This section is from the book "Materia Medica And Therapeutics - Vegetable Kingdom", by Charles D. F. Phillips. Also available from Amazon: Materia Medica And Therapeutics: Vegetable Kingdom.
Active Ingredients. - In England the bay tree is immediately distinguished from all other out-door evergreens by the cinnamon odor of the bruised leaves. This proceeds from a volatile oil, contained also in the fruit. The latter holds in addition a fixed fatty oil, and other ingredients. The "oil-of-bays" of commerce, oleum lauri expressum, which is a compound of the volatile oil and of the fixed fatty oil, is obtained from the drupes, whether fresh or dried, by means of heat and pressure.
Physiological Action. - The volatile oil obtained by distillation of the berries with water is aromatic, stimulant, and narcotic.
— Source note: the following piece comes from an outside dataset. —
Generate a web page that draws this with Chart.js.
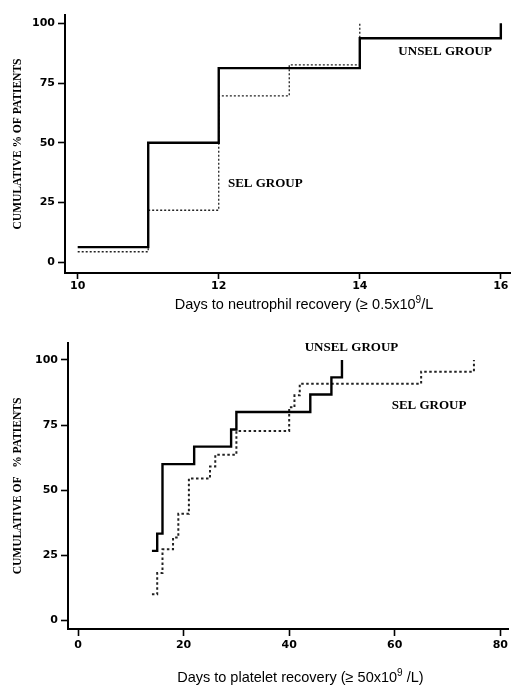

In large doses the leaves are emetic.
Therapeutic Action. - Both the leaves and the fruit of the bay tree have been employed to strengthen the digestive organs; also to prevent flatus. They are also said to act as an emmenagogue.
The oil obtained from the fruit is employed externally as a stimulating liniment in cases of sprain and bruises. It has likewise been given in paralysis, and has been employed for the relief of colic, and to mitigate deafness; but these uses are now obsolete.
The fruits enter into the composition of the emplastrum cumini.